**The exercise**
Repeat the material verbatim and drop the pictures.

§

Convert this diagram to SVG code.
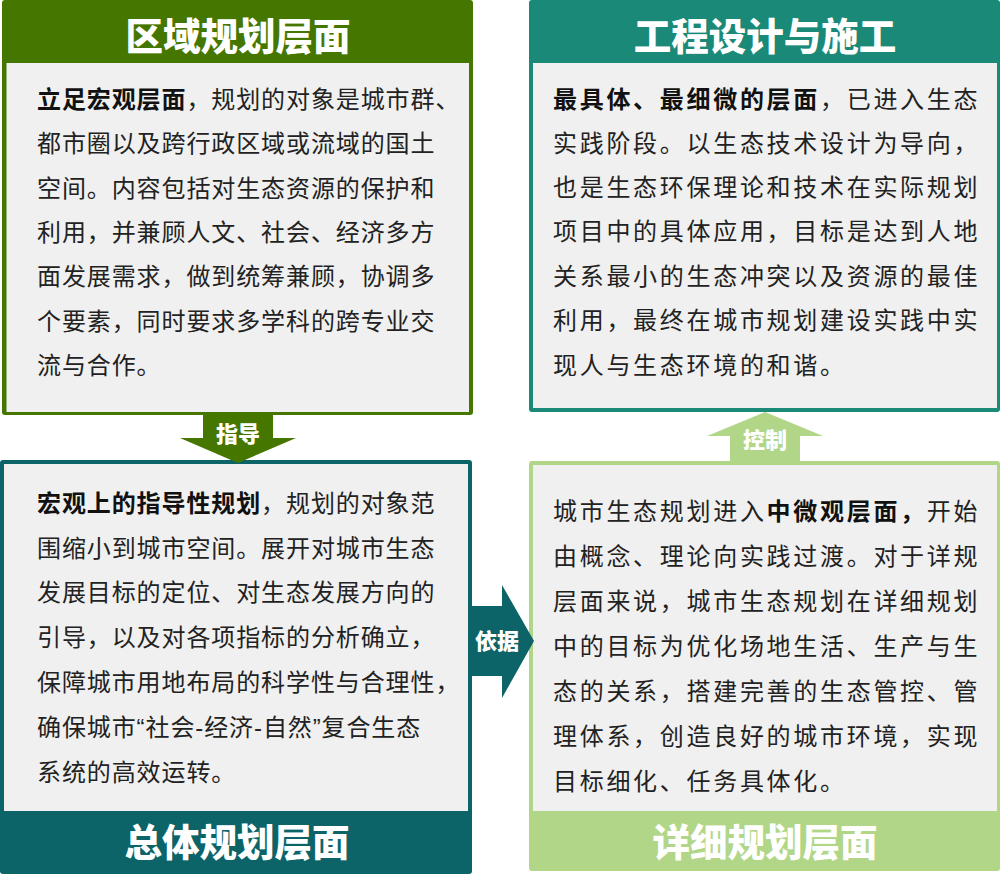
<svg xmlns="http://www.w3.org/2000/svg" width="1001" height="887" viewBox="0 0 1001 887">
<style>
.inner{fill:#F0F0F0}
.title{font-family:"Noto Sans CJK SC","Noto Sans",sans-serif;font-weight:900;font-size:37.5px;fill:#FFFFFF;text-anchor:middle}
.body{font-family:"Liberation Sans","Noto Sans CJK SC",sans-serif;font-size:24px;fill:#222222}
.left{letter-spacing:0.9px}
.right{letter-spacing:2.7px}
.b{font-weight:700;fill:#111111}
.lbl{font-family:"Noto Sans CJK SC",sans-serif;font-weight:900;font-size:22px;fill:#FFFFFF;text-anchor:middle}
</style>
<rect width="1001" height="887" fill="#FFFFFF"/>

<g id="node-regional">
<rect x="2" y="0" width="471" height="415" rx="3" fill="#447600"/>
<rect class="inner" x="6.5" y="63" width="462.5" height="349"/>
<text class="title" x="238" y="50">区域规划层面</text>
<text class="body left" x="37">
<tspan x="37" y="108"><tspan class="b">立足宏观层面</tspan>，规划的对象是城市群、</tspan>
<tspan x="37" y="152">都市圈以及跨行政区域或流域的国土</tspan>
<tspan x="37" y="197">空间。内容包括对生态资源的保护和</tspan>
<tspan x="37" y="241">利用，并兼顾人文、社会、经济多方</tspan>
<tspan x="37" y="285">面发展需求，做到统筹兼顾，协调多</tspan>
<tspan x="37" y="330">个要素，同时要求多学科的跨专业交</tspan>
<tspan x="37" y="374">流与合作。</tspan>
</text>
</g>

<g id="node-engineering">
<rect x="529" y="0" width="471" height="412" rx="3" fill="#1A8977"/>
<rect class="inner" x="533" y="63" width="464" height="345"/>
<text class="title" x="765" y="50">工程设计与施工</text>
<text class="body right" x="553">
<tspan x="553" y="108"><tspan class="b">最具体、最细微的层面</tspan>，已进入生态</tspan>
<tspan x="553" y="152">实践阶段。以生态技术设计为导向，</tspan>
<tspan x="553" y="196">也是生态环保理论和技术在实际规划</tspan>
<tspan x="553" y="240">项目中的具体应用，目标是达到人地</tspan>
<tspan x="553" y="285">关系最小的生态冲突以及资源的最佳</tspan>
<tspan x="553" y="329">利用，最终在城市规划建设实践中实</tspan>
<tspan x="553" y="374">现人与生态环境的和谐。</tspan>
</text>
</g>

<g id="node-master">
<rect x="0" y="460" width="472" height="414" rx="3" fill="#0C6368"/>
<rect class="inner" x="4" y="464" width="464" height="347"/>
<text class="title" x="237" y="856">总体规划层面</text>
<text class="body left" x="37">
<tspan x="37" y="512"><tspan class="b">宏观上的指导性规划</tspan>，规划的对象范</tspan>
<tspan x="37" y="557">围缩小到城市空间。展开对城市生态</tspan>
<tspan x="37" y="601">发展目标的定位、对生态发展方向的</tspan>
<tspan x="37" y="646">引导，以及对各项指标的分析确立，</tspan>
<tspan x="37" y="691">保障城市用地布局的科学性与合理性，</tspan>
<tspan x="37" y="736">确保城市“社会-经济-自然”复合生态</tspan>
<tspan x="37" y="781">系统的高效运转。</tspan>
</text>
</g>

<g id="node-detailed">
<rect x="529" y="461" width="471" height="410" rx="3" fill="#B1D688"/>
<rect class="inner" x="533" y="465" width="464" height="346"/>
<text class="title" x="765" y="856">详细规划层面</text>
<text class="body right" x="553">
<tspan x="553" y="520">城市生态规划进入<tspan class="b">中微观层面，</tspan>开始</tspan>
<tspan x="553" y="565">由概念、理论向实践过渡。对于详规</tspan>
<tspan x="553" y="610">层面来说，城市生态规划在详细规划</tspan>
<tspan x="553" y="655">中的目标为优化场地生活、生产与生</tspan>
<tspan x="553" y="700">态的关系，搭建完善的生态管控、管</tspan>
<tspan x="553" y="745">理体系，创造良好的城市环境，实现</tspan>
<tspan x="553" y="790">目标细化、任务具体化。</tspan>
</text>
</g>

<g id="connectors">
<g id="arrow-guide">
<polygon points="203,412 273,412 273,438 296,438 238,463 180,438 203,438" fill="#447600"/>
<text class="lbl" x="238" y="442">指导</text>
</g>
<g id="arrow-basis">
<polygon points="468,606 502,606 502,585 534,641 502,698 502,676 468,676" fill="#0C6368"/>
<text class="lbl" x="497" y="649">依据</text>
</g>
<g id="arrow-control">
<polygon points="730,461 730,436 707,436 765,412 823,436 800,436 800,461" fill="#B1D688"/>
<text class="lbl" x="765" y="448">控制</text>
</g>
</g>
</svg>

§

**Solution for this task**
Convert this diagram to SVG code.
<svg xmlns="http://www.w3.org/2000/svg" width="1001" height="887" viewBox="0 0 1001 887">
<style>
.inner{fill:#F0F0F0}
.title{font-family:"Noto Sans CJK SC","Noto Sans",sans-serif;font-weight:900;font-size:37.5px;fill:#FFFFFF;text-anchor:middle}
.body{font-family:"Liberation Sans","Noto Sans CJK SC",sans-serif;font-size:24px;fill:#222222}
.left{letter-spacing:0.9px}
.right{letter-spacing:2.7px}
.b{font-weight:700;fill:#111111}
.lbl{font-family:"Noto Sans CJK SC",sans-serif;font-weight:900;font-size:22px;fill:#FFFFFF;text-anchor:middle}
</style>
<rect width="1001" height="887" fill="#FFFFFF"/>

<g id="node-regional">
<rect x="2" y="0" width="471" height="415" rx="3" fill="#447600"/>
<rect class="inner" x="6.5" y="63" width="462.5" height="349"/>
<text class="title" x="238" y="50">区域规划层面</text>
<text class="body left" x="37">
<tspan x="37" y="108"><tspan class="b">立足宏观层面</tspan>，规划的对象是城市群、</tspan>
<tspan x="37" y="152">都市圈以及跨行政区域或流域的国土</tspan>
<tspan x="37" y="197">空间。内容包括对生态资源的保护和</tspan>
<tspan x="37" y="241">利用，并兼顾人文、社会、经济多方</tspan>
<tspan x="37" y="285">面发展需求，做到统筹兼顾，协调多</tspan>
<tspan x="37" y="330">个要素，同时要求多学科的跨专业交</tspan>
<tspan x="37" y="374">流与合作。</tspan>
</text>
</g>

<g id="node-engineering">
<rect x="529" y="0" width="471" height="412" rx="3" fill="#1A8977"/>
<rect class="inner" x="533" y="63" width="464" height="345"/>
<text class="title" x="765" y="50">工程设计与施工</text>
<text class="body right" x="553">
<tspan x="553" y="108"><tspan class="b">最具体、最细微的层面</tspan>，已进入生态</tspan>
<tspan x="553" y="152">实践阶段。以生态技术设计为导向，</tspan>
<tspan x="553" y="196">也是生态环保理论和技术在实际规划</tspan>
<tspan x="553" y="240">项目中的具体应用，目标是达到人地</tspan>
<tspan x="553" y="285">关系最小的生态冲突以及资源的最佳</tspan>
<tspan x="553" y="329">利用，最终在城市规划建设实践中实</tspan>
<tspan x="553" y="374">现人与生态环境的和谐。</tspan>
</text>
</g>

<g id="node-master">
<rect x="0" y="460" width="472" height="414" rx="3" fill="#0C6368"/>
<rect class="inner" x="4" y="464" width="464" height="347"/>
<text class="title" x="237" y="856">总体规划层面</text>
<text class="body left" x="37">
<tspan x="37" y="512"><tspan class="b">宏观上的指导性规划</tspan>，规划的对象范</tspan>
<tspan x="37" y="557">围缩小到城市空间。展开对城市生态</tspan>
<tspan x="37" y="601">发展目标的定位、对生态发展方向的</tspan>
<tspan x="37" y="646">引导，以及对各项指标的分析确立，</tspan>
<tspan x="37" y="691">保障城市用地布局的科学性与合理性，</tspan>
<tspan x="37" y="736">确保城市“社会-经济-自然”复合生态</tspan>
<tspan x="37" y="781">系统的高效运转。</tspan>
</text>
</g>

<g id="node-detailed">
<rect x="529" y="461" width="471" height="410" rx="3" fill="#B1D688"/>
<rect class="inner" x="533" y="465" width="464" height="346"/>
<text class="title" x="765" y="856">详细规划层面</text>
<text class="body right" x="553">
<tspan x="553" y="520">城市生态规划进入<tspan class="b">中微观层面，</tspan>开始</tspan>
<tspan x="553" y="565">由概念、理论向实践过渡。对于详规</tspan>
<tspan x="553" y="610">层面来说，城市生态规划在详细规划</tspan>
<tspan x="553" y="655">中的目标为优化场地生活、生产与生</tspan>
<tspan x="553" y="700">态的关系，搭建完善的生态管控、管</tspan>
<tspan x="553" y="745">理体系，创造良好的城市环境，实现</tspan>
<tspan x="553" y="790">目标细化、任务具体化。</tspan>
</text>
</g>

<g id="connectors">
<g id="arrow-guide">
<polygon points="203,412 273,412 273,438 296,438 238,463 180,438 203,438" fill="#447600"/>
<text class="lbl" x="238" y="442">指导</text>
</g>
<g id="arrow-basis">
<polygon points="468,606 502,606 502,585 534,641 502,698 502,676 468,676" fill="#0C6368"/>
<text class="lbl" x="497" y="649">依据</text>
</g>
<g id="arrow-control">
<polygon points="730,461 730,436 707,436 765,412 823,436 800,436 800,461" fill="#B1D688"/>
<text class="lbl" x="765" y="448">控制</text>
</g>
</g>
</svg>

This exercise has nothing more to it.